A blog about the arts, books, flora and fauna, vittles, and whatever comes to mind!

Note: Comments are moderated. If you include a link, your comment will not be published. As you will note, I do not accept ads on my website and that includes in comments.

Friday, October 29, 2010

The poem that takes 200,000,000 years to read...

Raymond Queneau’s poem Cent mille milliards de poemes (One hundred million million poems), written in 1961, would take 200,000,000 years to read, even if you read twenty-four hours a day.  A set of ten sonnets printed on a cut page with each line on a separate strip, any line of one sonnet can be combined with any line from the other nine sonnets, making possible 100,000,000,000,000 distinct poems.  The idea came from children’s books that are cut into strips so one can combine different heads with different bodies, etc.  The sonnets have the same rhyme scheme and the same rhyme sounds.  He was aided by mathematician Francois Le Lionnais, and together the two created interest in a new form of literature, and the seeds of Oulipo were planted.

Ouipo is the acronym for Ouvroir de littérature potentielle, or “body of potential literature”  (known in the U.S. as “The Workshop of Potential Literature”).  It was founded in 1960 as a subcommittee of the Collège de ‘Pataphysique.  (“’Pataphysics” is a pseudophilosophy, a word coined by Alfred Jarry, a French writer.  It has been described as “resting on the truth of contradictions and exceptions” by Queneau, the study of what is beyond metaphysics.)  Although the group involved was active since their inception, it was with the publication of a collection of their pieces, La Littérature Potentielle, in 1973 that they gained international notice.  The work of this Paris-based writer’s group has become better known in the U.S. now that English translations are available.

The group was devoted to searching for new structures and patterns for literature and used constraints to inspire ideas.  Many of these techniques relied on mathematical problems, using the precision and structure of math.  The constraints used push writers to play with language and construct writing that is “outside the box”.  Some of the constraints are listed below.

S+7, also known as N+7:  Replace every noun in a work with the noun found seven entries after it in a dictionary.  Different dictionaries produce different results.  One can also use verbs or other parts of speech instead.  What a great way to encode messages if all parties use the same dictionary!

Palindromes:  The entire work is a palindrome.  (Palindromes don’t offer their authors fame – who can remember the authors of any of them, much less my favorite - “Satan, oscillate my metallic sonatas”?)

No Repeats:  Writing a piece that is as lengthy as possible without repeating any words.

Anagrams:  Each paragraph of a work is an anagram of an outside source.  Just to make things more interesting, try a triple anagram, where one rewrites a selected piece three ways – rearranging the sentences, then the words, and finally the letters.

Lipogram:  Omitting the use of one or more letters in a piece, the more the merrier, albeit harder.

Macao or Prisoner’s Restraint:  This is a type of lipogram where letters with ascenders and descenders (i.e., b, d, f, g, h, j, k, p, q, t, & y) are excluded.

Univocalism:  A poem that uses only one selected vowel.

The Knight’s Tour:  Ostensibly a mathematical problem involving a knight on a chessboard who, moving in accord with chess rules, must visit each square once.  Used as a literary constraint since the ninth century, and notably by Georges Perec.

One of the quirkiest works is Georges Perec's  La Vie mode d'emploi  (Life:  A User’s Manual).  This is a collection of interwoven stories based on a fictitious apartment block in Paris.  Using multiple writing constraints, each story adds a new layer of complexity.  Perec created a system which generates for each chapter a list of items, references, or objects that the chapter would contain.  There are forty-two lists of ten objects each, grouped in ten units of four.  The last two are lists of special couples (i.e.
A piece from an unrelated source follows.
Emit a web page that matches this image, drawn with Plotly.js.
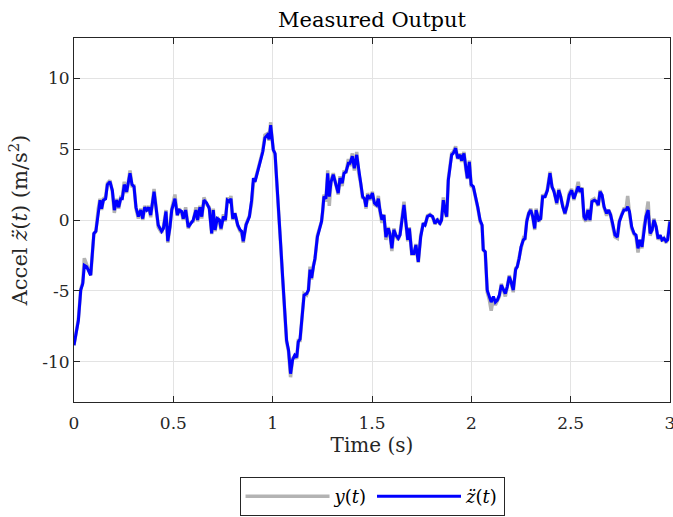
<!DOCTYPE html>
<html>
<head>
<meta charset="utf-8">
<script src="https://cdn.plot.ly/plotly-3.0.1.min.js"></script>
<style>html,body{margin:0;padding:0;background:#fff;}#chart{width:673px;height:517px;}</style>
</head>
<body>
<div id="chart"></div>
<script>
var time = [0,0.022,0.034,0.044,0.052,0.064,0.084,0.1,0.11,0.122,0.131,0.139,0.148,0.159,0.168,0.181,0.193,0.203,0.215,0.225,0.235,0.243,0.253,0.265,0.282,0.292,0.302,0.312,0.324,0.336,0.346,0.356,0.366,0.376,0.386,0.403,0.413,0.424,0.441,0.45,0.463,0.472,0.483,0.492,0.508,0.52,0.53,0.542,0.55,0.562,0.575,0.587,0.6,0.614,0.622,0.634,0.643,0.654,0.668,0.681,0.693,0.701,0.71,0.721,0.732,0.74,0.752,0.762,0.772,0.782,0.79,0.799,0.81,0.824,0.836,0.844,0.852,0.866,0.883,0.894,0.903,0.911,0.923,0.936,0.95,0.961,0.973,0.982,0.99,0.997,1.003,1.012,1.02,1.029,1.04,1.05,1.062,1.07,1.08,1.09,1.1,1.111,1.121,1.129,1.138,1.148,1.158,1.171,1.18,1.188,1.196,1.205,1.213,1.225,1.235,1.246,1.252,1.258,1.268,1.277,1.285,1.294,1.305,1.319,1.33,1.339,1.35,1.359,1.369,1.381,1.389,1.401,1.411,1.423,1.433,1.443,1.453,1.462,1.47,1.478,1.49,1.502,1.512,1.523,1.532,1.54,1.55,1.56,1.57,1.582,1.59,1.6,1.61,1.62,1.632,1.641,1.649,1.661,1.671,1.68,1.688,1.7,1.711,1.721,1.733,1.745,1.758,1.767,1.779,1.792,1.805,1.817,1.829,1.842,1.85,1.859,1.867,1.876,1.884,1.893,1.901,1.909,1.921,1.931,1.943,1.951,1.963,1.973,1.98,1.99,1.999,2.01,2.022,2.032,2.044,2.054,2.06,2.07,2.08,2.09,2.1,2.111,2.121,2.131,2.141,2.151,2.161,2.171,2.181,2.191,2.2,2.211,2.223,2.231,2.241,2.25,2.262,2.27,2.279,2.289,2.299,2.309,2.319,2.326,2.339,2.349,2.359,2.371,2.383,2.396,2.406,2.416,2.43,2.44,2.45,2.46,2.471,2.483,2.493,2.505,2.516,2.527,2.538,2.547,2.557,2.567,2.577,2.587,2.597,2.607,2.619,2.631,2.639,2.648,2.658,2.668,2.681,2.691,2.701,2.711,2.723,2.735,2.745,2.757,2.768,2.779,2.787,2.796,2.807,2.819,2.829,2.839,2.849,2.859,2.869,2.879,2.89,2.9,2.91,2.919,2.93,2.94,2.95,2.96,2.97,2.98,2.988,2.997,3.0];

var zAccel = [-8.84,-7.1,-4.95,-4.5,-3.2,-3.3,-3.9,-0.95,-0.8,0.7,1.4,0.8,1.4,1.5,2.5,2.7,2.1,0.7,1.4,0.9,1.5,1.5,2.5,2.0,3.3,2.5,2.35,0.9,0.24,0.7,0.1,0.9,0.7,0.9,0.35,2.0,0.9,-0.35,-0.8,-0.6,0.6,-1.5,-0.5,0.7,1.5,0.35,0.7,0.6,0.1,0.7,-0.5,-0.25,0,0.7,0,0.9,0.24,1.4,1.2,0.8,-0.95,0.7,-0.7,0.1,0,-0.6,0.24,0,1.4,1.3,1.5,0.1,0.47,-0.35,-0.7,-0.8,-1.5,-0.35,0.24,1.4,2.95,2.7,3.3,4.0,4.8,5.8,6.0,5.7,6.7,5.8,4.95,4.7,3.07,1.2,-1.65,-4.0,-6.8,-8.5,-9.2,-10.85,-9.9,-9.55,-9.7,-8.6,-8.4,-6.8,-5.3,-5.2,-4.95,-3.5,-4.1,-3.3,-2.7,-1.2,-0.6,-0.1,0.7,1.65,1.5,3.3,1.65,2.7,3.2,2.5,1.9,2.95,2.6,3.3,3.4,4.0,4.0,4.5,3.65,4.6,3.5,2.5,1.65,1.5,0.94,1.77,1.5,1.9,1.2,1.06,1.5,0.7,0,0.35,-1.2,-0.6,-0.95,-2.0,-0.7,-1.06,-1.3,-1.06,-0.24,1.06,-0.24,-1.4,-0.6,-2.36,-2.36,-1.77,-2.95,-1.2,-0.24,-0.35,0.24,0.35,0.24,-0.24,0,-0.24,0,1.4,0.7,0.24,2.8,3.77,4.6,4.7,5.07,4.36,4.6,4.2,4.7,3.65,2.95,4.1,2.5,2.36,1.65,0.94,0,-0.35,-2.1,-2.24,-4.95,-5.4,-5.8,-5.4,-5.8,-5.66,-5.3,-4.6,-4.95,-5.2,-4.7,-4.0,-4.36,-4.95,-3.5,-3.3,-2.7,-1.9,-1.4,-1.3,-0.12,0.47,0.7,0.24,-0.6,0.7,0,0.1,1.65,1.65,2.1,3.3,2.36,2.0,1.2,2.1,1.65,0.94,0.47,1.06,1.77,2.1,1.5,1.9,2.36,2.0,2.24,0.24,0,0.7,0,1.3,1.4,1.3,1.06,2.0,1.77,0.94,0.47,0.7,0.35,-0.24,-1.06,-1.2,-0.12,0.35,0.7,0.7,0.94,0.6,-0.47,-0.95,-1.06,-2.0,-1.4,-1.9,-0.6,0.24,0.7,-0.95,-0.7,0,-0.47,-1.3,-1.06,-1.4,-1.3,-1.5,-1.4,-0.24,-0.1];

var yMeas = [-8.84,-7.0,-4.9,-4.4,-2.7,-3.2,-3.9,-1.0,-0.8,0.8,1.5,0.7,1.5,1.6,2.6,2.8,2.0,0.5,1.5,0.8,1.6,1.6,2.7,1.9,3.5,2.4,2.4,0.8,0.1,0.8,0,1.0,0.6,1.0,0.2,2.2,0.8,-0.5,-0.9,-0.5,0.7,-1.6,-0.5,0.8,1.8,0.3,0.8,0.5,0,0.9,-0.6,-0.2,-0.1,0.9,-0.1,1.0,0.1,1.6,1.1,0.9,-1.0,0.8,-0.8,0.2,-0.1,-0.7,0.4,-0.1,1.6,1.2,1.7,0,0.5,-0.4,-0.8,-0.9,-1.6,-0.3,0.3,1.2,2.6,2.8,3.4,4.1,4.9,6.0,6.1,5.6,6.9,5.7,5.0,4.6,3.0,1.1,-1.7,-4.1,-6.9,-8.6,-9.3,-11.1,-9.8,-9.6,-9.8,-8.5,-8.5,-6.7,-5.2,-5.3,-4.9,-3.3,-4.2,-3.2,-2.8,-1.1,-0.7,-0.1,0.6,1.8,1.3,3.5,1.0,2.8,3.3,2.3,1.8,3.1,2.4,3.5,3.3,4.3,3.8,4.7,3.5,4.8,3.3,2.6,1.5,1.6,0.8,1.9,1.4,2.0,1.1,1.0,1.7,0.6,-0.2,0.4,-1.4,-0.5,-1.0,-2.2,-0.6,-1.1,-1.4,-1.0,-0.1,1.3,-0.3,-1.5,-0.5,-2.4,-2.4,-1.7,-3.0,-1.1,-0.2,-0.4,0.3,0.4,0.2,-0.3,0.1,-0.3,0,1.6,0.6,0.2,2.9,3.8,4.7,4.8,5.2,4.3,4.7,4.1,4.8,3.5,2.9,4.2,2.4,2.3,1.6,0.9,-0.1,-0.4,-2.1,-2.3,-5.1,-5.6,-6.4,-5.5,-6.0,-5.7,-5.4,-4.5,-5.0,-5.4,-4.7,-3.9,-4.4,-5.1,-3.4,-3.3,-2.6,-1.9,-1.3,-1.4,0,0.5,0.8,0.2,-0.7,0.8,-0.1,0.1,1.8,1.6,2.2,3.4,2.3,2.1,1.1,2.2,1.6,0.9,0.4,1.1,1.9,2.2,1.4,2.0,2.7,1.9,2.3,0.1,-0.1,0.8,-0.1,1.4,1.5,1.2,1.0,2.1,1.7,0.9,0.3,0.7,0.4,-0.4,-1.2,-1.3,-0.1,0.4,0.8,0.8,1.7,0.5,-0.6,-1.0,-1.2,-2.3,-1.4,-2.0,-0.5,0.3,1.3,-1.1,-0.7,0.1,-0.5,-1.4,-1.1,-1.5,-1.3,-1.6,-1.4,-0.2,-0.1];

var xTickVals = [0,0.5,1,1.5,2,2.5,3];
var xTickText = ['0','0.5','1','1.5','2','2.5','3'];
var yTickVals = [-10,-5,0,5,10];
var yTickText = ['-10','-5','0','5','10'];

var font = 'DejaVu Serif, serif';
var axisCol = '#262626';

var traces = [
  {x: time, y: yMeas, type: 'scatter', mode: 'lines', name: '<i>y</i>(<i>t</i>)',
   line: {color: '#b3b3b3', width: 3.5}},
  {x: time, y: zAccel, type: 'scatter', mode: 'lines', name: '<i>z̈</i>(<i>t</i>)',
   line: {color: '#0000ff', width: 3}}
];

var layout = {
  width: 673, height: 517,
  margin: {l: 74, r: 3, t: 38, b: 115},
  paper_bgcolor: '#fff', plot_bgcolor: '#fff',
  font: {family: font, color: axisCol, size: 17},
  title: {text: 'Measured Output', font: {family: font, size: 21, color: '#000'}, x: 0.5528, xanchor: 'center', y: 0.962, yanchor: 'middle'},
  xaxis: {range: [0, 3], tickvals: xTickVals, ticktext: xTickText, ticks: 'inside', ticklen: 6, tickcolor: axisCol,
    showline: true, linecolor: axisCol, linewidth: 1, mirror: 'ticks', showgrid: true, gridcolor: '#e3e3e3', gridwidth: 1,
    zeroline: false, automargin: false, tickfont: {size: 17, family: font, color: axisCol}, ticklabeloverflow: 'allow', ticklabelstandoff: 6,
    title: {text: 'Time (s)', font: {size: 20, family: font, color: axisCol}, standoff: 4}},
  yaxis: {range: [-12.85, 12.85], tickvals: yTickVals, ticktext: yTickText, ticks: 'inside', ticklen: 6, tickcolor: axisCol,
    showline: true, linecolor: axisCol, linewidth: 1, mirror: 'ticks', showgrid: true, gridcolor: '#e3e3e3', gridwidth: 1,
    zeroline: false, automargin: false, tickfont: {size: 17, family: font, color: axisCol}, ticklabeloverflow: 'allow',
    title: {text: 'Accel <i>z̈</i>(<i>t</i>) (m/s<sup>2</sup>)', font: {size: 21, family: font, color: axisCol}, standoff: 8}},
  legend: {orientation: 'h', xref: 'container', yref: 'container', x: 0.5528, xanchor: 'center', y: 0.0774, yanchor: 'top',
    bordercolor: '#262626', borderwidth: 1, bgcolor: '#fff', font: {size: 18, family: font, color: '#000'}, itemwidth: 84},
  showlegend: true
};

Plotly.newPlot('chart', traces, layout, {displayModeBar: false, staticPlot: true});
</script>
</body>
</html>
Tom and Jerry, Antony and Cleopatra, etc.)  These lists apply to each chapter in an array of a Graeco-Latin square.  There are many further complications and complexities to the book, which can be read from cover to cover or by chapters out of order.  Thus it utilizes the Knight’s Tour model.

Queaneau wrote another piece in the Oulipo repetoire in 1947 - 99 Ways to Tell a Story:  Exercises in Style.  It is the retelling of the same story 99 times, each by a different style.  The basic story is of someone who gets on a bus, witnesses an interaction between a zazou (sort of the French equivalent to a zoot suiter – they dressed in a particular fashion and were into bebop and swing jazz) and another person, then spots the same person two hours later getting fashion advice.  This was turned into a graphic novel by Matt Madden, which includes parodies of horror comics, comix, manga, and fantasy, and from unusual perspectives, including the refrigerator.

I can’t help thinking how much Charles Dodgson would have loved Oulipo.  As a master of puzzles and a mathematician, I think he would have been a major player.  If you are a logophile you may be interested in subscribing to this quarterly journal, Word Ways.

Want to entertain both your right and left brains simultaneously?  Try some Oulipo.  Make sure you are well-rested and/or stoned.  These writers are truly cerebral boinkfesters.